# When to strip my Yellow Lab?



## Presty (Jan 6, 2010)

Gday!

I have my first ever Lab holding at the moment I noticed her like this on the 26th Jan (Australia Day!) anyways i was just wondering when would be the right timing to strip her.. Also if I strip her and the fry are still attatched to egg sacks would I have to tumble them or is tumbling only neccersary when they eggs dont have the tail and head yet?

Thanks Guys


----------



## steelers fan (Jun 26, 2009)

if shes getting hassled in the main tank take her out and put her in her nursery(if you have one)...strip her on feb. 11-15.

tumble if eggs are intact. if you have wigglers they use their egg sacs for food so you dont feed until egg sacs are gone.

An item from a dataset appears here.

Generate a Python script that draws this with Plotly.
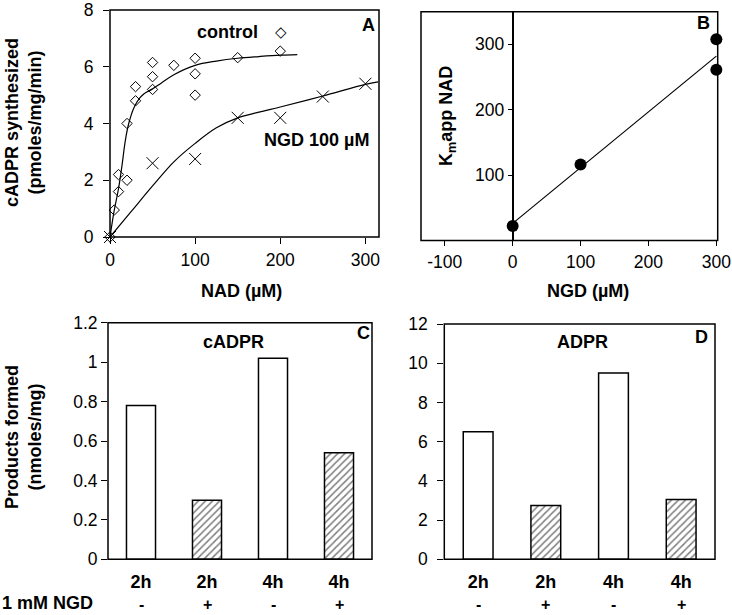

if you put her in her own tank(nursery) you can just let her spit the fry and when she does put her back in the main tank.


----------



## CrabbyMatty (Jun 30, 2009)

Stripping is my preference over spitting. If I take them early, which I often do, and the egg sack hasn't been completely absorbed, I place the fry into a specimen container. I fill the container with tank water, drop in an airstone and hang the container inside the tank. No food is required until the sack is gone. I just decant water from the container back into the tank at one end and fill it with fresh from the other end. I'll do that once or twice a day. I keep my fry in these boxes until they are actively eating and swimming about and then they are moved to 5.5 gallon tanks for their next stage of growth.


----------



## Riceburner (Sep 3, 2008)

I usually strip them at about week 3. Fry go in a separate enclosure in the main tank with an air stone till egg sacks are gone. This time I made a much larger enclosure and put the holding female in there with previous fry. I may let he spit for a change or might just strip her at week 3 if I get impatient. I like the idea of getting her back to eating sooner.


----------



## thunderridge127 (Sep 12, 2009)

My female lab released 1 fry at 20 days & I immediately stripped her. :thumb:


----------